__Work to do__.
Each entry below should be echoed exactly, with pictures omitted.

__Collected data__.

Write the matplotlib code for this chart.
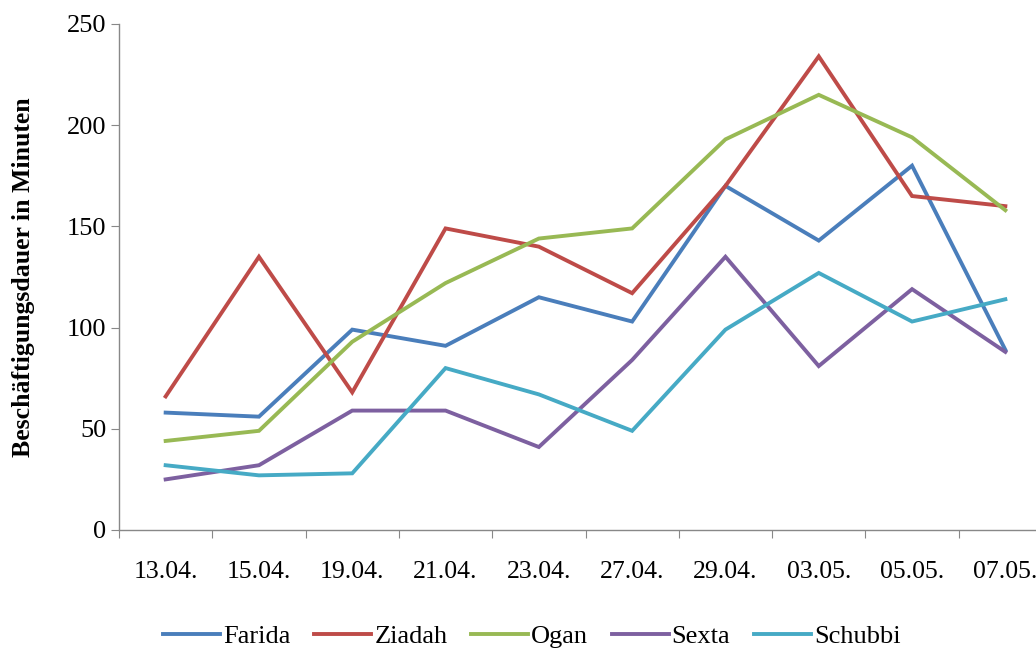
import matplotlib.pyplot as plt

plt.rcParams['font.family'] = ['Liberation Serif', 'DejaVu Serif']

# Beschäftigungsdauer pro Tag und Tier
dates = ['13.04.', '15.04.', '19.04.', '21.04.', '23.04.',
         '27.04.', '29.04.', '03.05.', '05.05.', '07.05.']
farida = [58, 56, 99, 91, 115, 103, 170, 143, 180, 89]
ziadah = [66, 135, 68, 149, 140, 117, 170, 234, 165, 160]
ogan = [44, 49, 93, 122, 144, 149, 193, 215, 194, 158]
sexta = [25, 32, 59, 59, 41, 84, 135, 81, 119, 88]
schubbi = [32, 27, 28, 80, 67, 49, 99, 127, 103, 114]

series = [('Farida', farida, '#4A7EBB'),
          ('Ziadah', ziadah, '#BE4B48'),
          ('Ogan', ogan, '#98B954'),
          ('Sexta', sexta, '#7D60A0'),
          ('Schubbi', schubbi, '#46AAC5')]

fig = plt.figure(figsize=(10.36, 6.51), dpi=100)
W, H = 1036, 651
# plot area runs slightly past the right edge of the figure
ax = fig.add_axes([119 / W, (H - 530) / H, 933 / W, (530 - 24) / H])

x = list(range(len(dates)))
for name, vals, col in series:
    ax.plot(x, vals, color=col, lw=2.8, label=name, solid_joinstyle='miter')

ax.set_xlim(-0.5, len(dates) - 0.5)
ax.set_ylim(0, 250)
ax.set_yticks(range(0, 251, 50))

# category labels in the middle, tick marks between categories
ax.set_xticks([i - 0.5 for i in range(len(dates) + 1)])
ax.set_xticklabels([])
ax.set_xticks(x, minor=True)
ax.set_xticklabels(dates, minor=True)
ax.tick_params(axis='x', which='major', length=6, color='#888888', direction='out')
ax.tick_params(axis='x', which='minor', length=0, pad=22, labelsize=18.5)
ax.tick_params(axis='y', length=6, color='#888888', pad=3, labelsize=19)

for s in ['top', 'right']:
    ax.spines[s].set_visible(False)
for s in ['left', 'bottom']:
    ax.spines[s].set_color('#888888')
    ax.spines[s].set_linewidth(1.0)

ax.set_ylabel('Beschäftigungsdauer in Minuten', fontsize=18.5, fontweight='bold')
ax.yaxis.set_label_coords(-84 / 933, 0.5)

fig.legend(loc='center', bbox_to_anchor=(532 / W, (H - 636) / H), ncol=5,
           frameon=False, fontsize=19, handlelength=2.15, handletextpad=0.12,
           columnspacing=0.9)

fig.savefig('out.png', dpi=100)
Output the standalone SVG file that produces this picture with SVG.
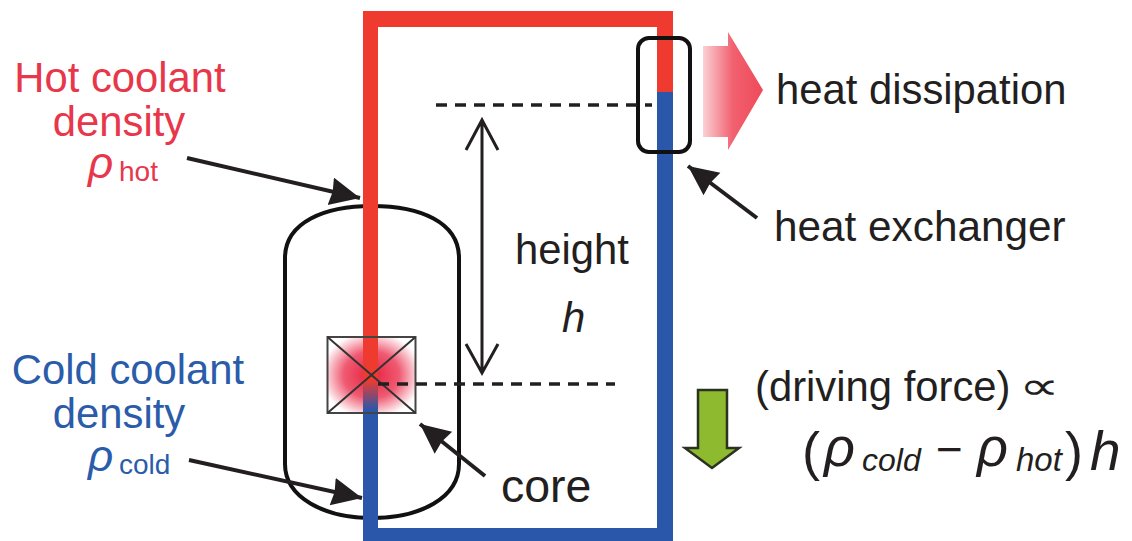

__Completed exercise__.
Write the matplotlib code for this chart.
import matplotlib.pyplot as plt

plt.rcParams['font.family'] = ['Liberation Serif', 'DejaVu Serif']

# Beschäftigungsdauer pro Tag und Tier
dates = ['13.04.', '15.04.', '19.04.', '21.04.', '23.04.',
         '27.04.', '29.04.', '03.05.', '05.05.', '07.05.']
farida = [58, 56, 99, 91, 115, 103, 170, 143, 180, 89]
ziadah = [66, 135, 68, 149, 140, 117, 170, 234, 165, 160]
ogan = [44, 49, 93, 122, 144, 149, 193, 215, 194, 158]
sexta = [25, 32, 59, 59, 41, 84, 135, 81, 119, 88]
schubbi = [32, 27, 28, 80, 67, 49, 99, 127, 103, 114]

series = [('Farida', farida, '#4A7EBB'),
          ('Ziadah', ziadah, '#BE4B48'),
          ('Ogan', ogan, '#98B954'),
          ('Sexta', sexta, '#7D60A0'),
          ('Schubbi', schubbi, '#46AAC5')]

fig = plt.figure(figsize=(10.36, 6.51), dpi=100)
W, H = 1036, 651
# plot area runs slightly past the right edge of the figure
ax = fig.add_axes([119 / W, (H - 530) / H, 933 / W, (530 - 24) / H])

x = list(range(len(dates)))
for name, vals, col in series:
    ax.plot(x, vals, color=col, lw=2.8, label=name, solid_joinstyle='miter')

ax.set_xlim(-0.5, len(dates) - 0.5)
ax.set_ylim(0, 250)
ax.set_yticks(range(0, 251, 50))

# category labels in the middle, tick marks between categories
ax.set_xticks([i - 0.5 for i in range(len(dates) + 1)])
ax.set_xticklabels([])
ax.set_xticks(x, minor=True)
ax.set_xticklabels(dates, minor=True)
ax.tick_params(axis='x', which='major', length=6, color='#888888', direction='out')
ax.tick_params(axis='x', which='minor', length=0, pad=22, labelsize=18.5)
ax.tick_params(axis='y', length=6, color='#888888', pad=3, labelsize=19)

for s in ['top', 'right']:
    ax.spines[s].set_visible(False)
for s in ['left', 'bottom']:
    ax.spines[s].set_color('#888888')
    ax.spines[s].set_linewidth(1.0)

ax.set_ylabel('Beschäftigungsdauer in Minuten', fontsize=18.5, fontweight='bold')
ax.yaxis.set_label_coords(-84 / 933, 0.5)

fig.legend(loc='center', bbox_to_anchor=(532 / W, (H - 636) / H), ncol=5,
           frameon=False, fontsize=19, handlelength=2.15, handletextpad=0.12,
           columnspacing=0.9)

fig.savefig('out.png', dpi=100)
Output the standalone SVG file that produces this picture with SVG.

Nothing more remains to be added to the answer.